Athletes and Heavy Sweaters Need More
The standard guidelines assume a typical lifestyle. If you exercise intensely or work outdoors in the heat, you lose significant sodium through sweat. During vigorous exercise at high temperatures, a person can lose 3.5 to 7 grams of sodium per day, which is well above the recommended intake for sedentary adults. That lost sodium needs to be replaced.

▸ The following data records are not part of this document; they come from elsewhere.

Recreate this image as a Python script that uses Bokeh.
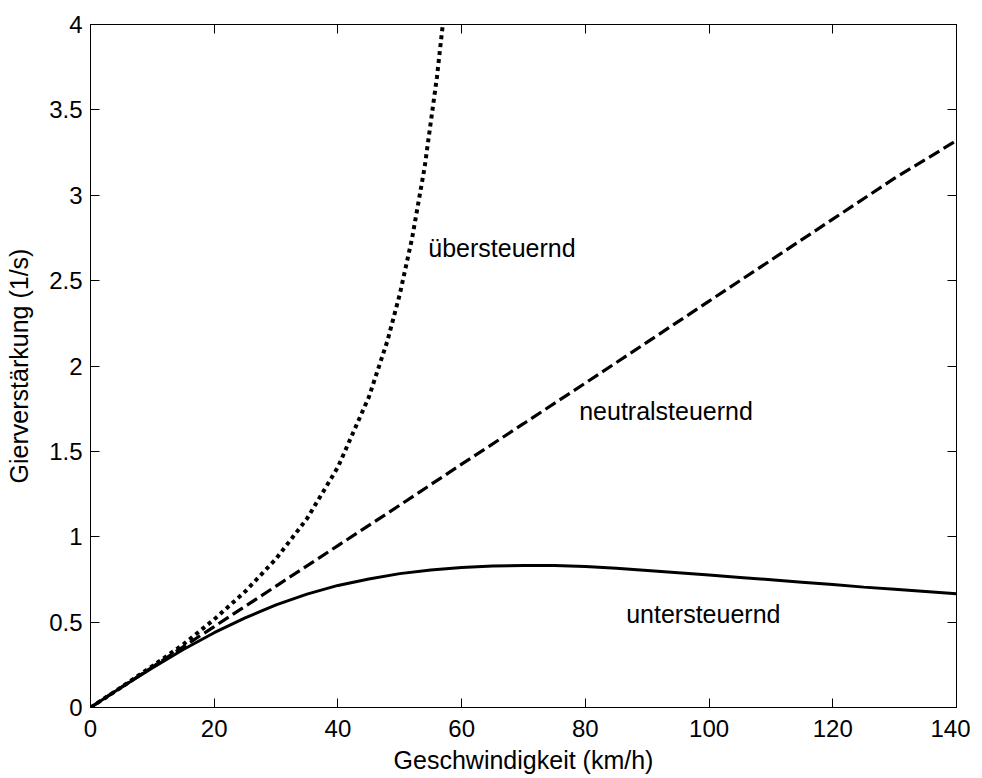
from bokeh.plotting import figure
from bokeh.models import Range1d, LinearAxis, FixedTicker, Label
from bokeh.embed import file_html
from bokeh.resources import INLINE

# ---- data ----
speed_over = [0, 5, 10, 15, 20, 25, 30, 35, 40, 45, 48, 50, 52, 54, 56, 57.2]
gain_over = [0, 0.119, 0.242, 0.370, 0.516, 0.679, 0.871, 1.106, 1.408, 1.818,
             2.147, 2.42, 2.75, 3.16, 3.69, 4.08]

speed_neutral = [0, 10, 20, 30, 40, 50, 60, 70, 80, 90, 100, 110, 120, 130, 140]
gain_neutral = [0, 0.237, 0.474, 0.711, 0.948, 1.185, 1.425, 1.662, 1.90, 2.14,
                2.38, 2.62, 2.86, 3.10, 3.32]

speed_under = [0, 5, 10, 15, 20, 25, 30, 35, 40, 45, 50, 55, 60, 65, 70, 75, 80,
               85, 90, 95, 100, 105, 110, 115, 120, 125, 130, 135, 140]
gain_under = [0, 0.118, 0.232, 0.340, 0.438, 0.525, 0.601, 0.664, 0.715, 0.753,
              0.784, 0.805, 0.820, 0.829, 0.832, 0.832, 0.826, 0.815, 0.802,
              0.789, 0.776, 0.762, 0.748, 0.734, 0.720, 0.705, 0.692, 0.679, 0.666]

x_ticks = [0, 20, 40, 60, 80, 100, 120, 140]
x_tick_labels = ["0", "20", "40", "60", "80", "100", "120", "140"]
y_ticks = [0, 0.5, 1, 1.5, 2, 2.5, 3, 3.5, 4]
y_tick_labels = ["0", "0.5", "1", "1.5", "2", "2.5", "3", "3.5", "4"]

labels_text = ["übersteuernd", "neutralsteuernd", "untersteuernd"]
labels_x = [54.6, 79.0, 86.6]
labels_y = [2.69, 1.737, 0.545]

x_title = "Geschwindigkeit (km/h)"
y_title = "Gierverstärkung (1/s)"

FONT = "Liberation Sans"

p = figure(frame_width=866, frame_height=683, output_backend="svg",
           toolbar_location=None,
           x_range=Range1d(0, 140), y_range=Range1d(0, 4),
           min_border_left=90, min_border_right=14, min_border_top=24,
           min_border_bottom=0)
p.background_fill_color = "white"
p.border_fill_color = "white"
p.outline_line_color = "black"
p.outline_line_width = 1
p.xgrid.visible = False
p.ygrid.visible = False

p.line(speed_under, gain_under, line_color="black", line_width=3)
p.line(speed_neutral, gain_neutral, line_color="black", line_width=3.2,
       line_dash="12 5")
p.line(speed_over, gain_over, line_color="black", line_width=4,
       line_dash="4 4")

def style_axis(ax, ticks, labels, show_labels=True):
    ax.ticker = FixedTicker(ticks=ticks)
    ax.major_label_overrides = {t: l for t, l in zip(ticks, labels)}
    ax.major_tick_in = 9
    ax.major_tick_out = 0
    ax.minor_tick_in = 0
    ax.minor_tick_out = 0
    ax.major_tick_line_color = "black"
    ax.major_tick_line_width = 1
    ax.axis_line_color = "black"
    ax.axis_line_width = 1
    ax.major_label_text_font = FONT
    ax.major_label_text_font_size = "24px" if show_labels else "0px"
    ax.major_label_text_color = "black" if show_labels else None
    ax.major_label_standoff = 8

xa = p.xaxis[0]
style_axis(xa, x_ticks, x_tick_labels)
xa.major_label_standoff = 12
xa.axis_label = x_title
xa.axis_label_text_font = FONT
xa.axis_label_text_font_size = "25px"
xa.axis_label_text_font_style = "normal"
xa.axis_label_text_color = "black"
xa.axis_label_standoff = 6

ya = p.yaxis[0]
style_axis(ya, y_ticks, y_tick_labels)
ya.axis_label = y_title
ya.axis_label_text_font = FONT
ya.axis_label_text_font_size = "25px"
ya.axis_label_text_font_style = "normal"
ya.axis_label_text_color = "black"
ya.axis_label_standoff = 13

top = LinearAxis()
style_axis(top, x_ticks, x_tick_labels, show_labels=False)
top.major_label_standoff = 0
p.add_layout(top, "above")

right = LinearAxis()
style_axis(right, y_ticks, y_tick_labels, show_labels=False)
right.major_label_standoff = 0
p.add_layout(right, "right")

for t, lx, ly in zip(labels_text, labels_x, labels_y):
    p.add_layout(Label(x=lx, y=ly, text=t, text_font=FONT,
                       text_font_size="25px", text_color="black",
                       text_align="left", text_baseline="alphabetic"))

open("out.html", "w").write(file_html(p, INLINE))
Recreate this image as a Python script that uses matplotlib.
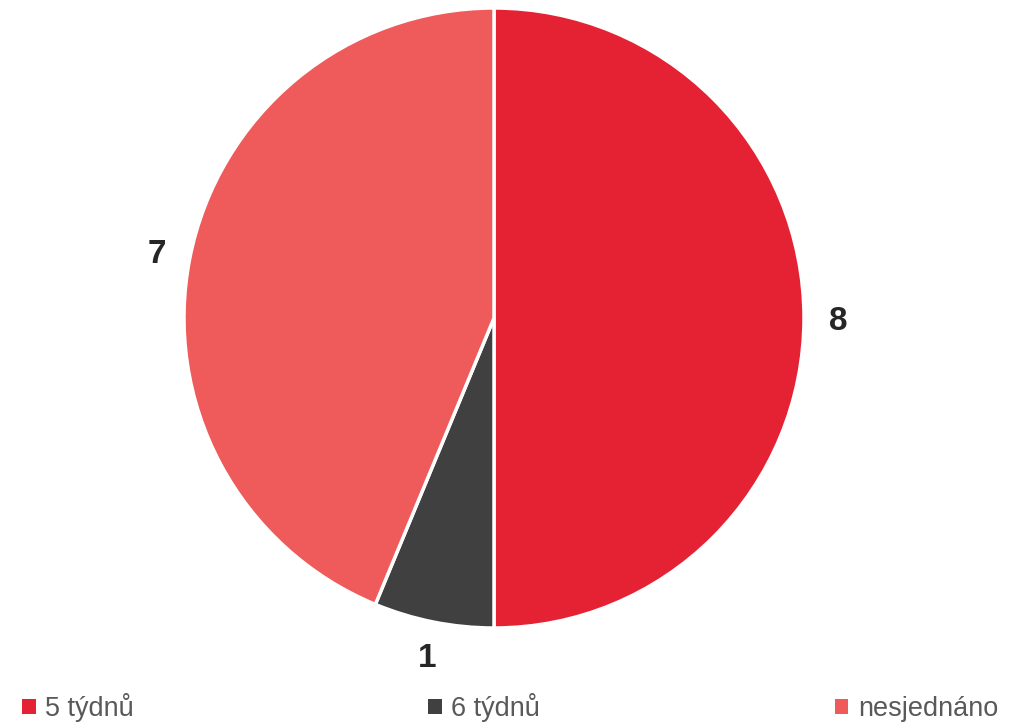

For activities lasting longer than 90 minutes, sports nutrition guidelines recommend drinks containing 400 to 1,100 mg of sodium per liter. Sodium replacement becomes especially important when your sweat rate exceeds about 1.2 liters per hour and the activity lasts more than two hours. The sodium also helps your intestines absorb water more efficiently, so it’s not just about replacing what’s lost. It’s about staying hydrated in the first place.
If you’re a recreational exerciser doing 30 to 60 minutes of moderate activity, your normal diet typically covers your sodium needs without any special supplementation.
When Sodium Gets Too Low
While most people need to worry about eating too much sodium, going too low carries its own risks. Hyponatremia occurs when blood sodium drops below 135 millimoles per liter (a healthy range is 135 to 145). This is uncommon from diet alone and more often results from drinking excessive amounts of water without replacing electrolytes, certain medications, or medical conditions affecting the kidneys or hormones.
Mild hyponatremia causes nausea, headache, fatigue, and muscle cramps. Severe cases, where sodium drops rapidly, can lead to confusion, seizures, brain swelling, coma, and even death. Premenopausal women appear to face the highest risk of hyponatremia-related brain damage, possibly due to hormonal effects on sodium balance. This is one reason why marathon runners and endurance athletes are advised to drink to thirst rather than forcing fluids beyond what feels comfortable.
Practical Ways to Stay Within Range
Cutting sodium doesn’t require bland food. Cooking at home with whole ingredients gives you the most control, since you decide exactly how much salt goes in. When you do buy packaged foods, compare labels. Sodium content varies enormously between brands of the same product. A “low sodium” label means the product contains 140 mg or less per serving.
Seasoning with herbs, spices, citrus juice, and vinegar adds flavor without sodium. Rinsing canned beans and vegetables under water for 30 seconds removes a meaningful portion of added salt. Choosing fresh or frozen vegetables over canned versions is another simple swap. At restaurants, sauces and dressings are the biggest sodium sources, so asking for them on the side helps.
Your taste buds adjust. People who reduce their sodium intake consistently for two to three weeks often find that previously normal-tasting foods start to taste overly salty. The initial adjustment period is the hardest part, and it gets easier from there.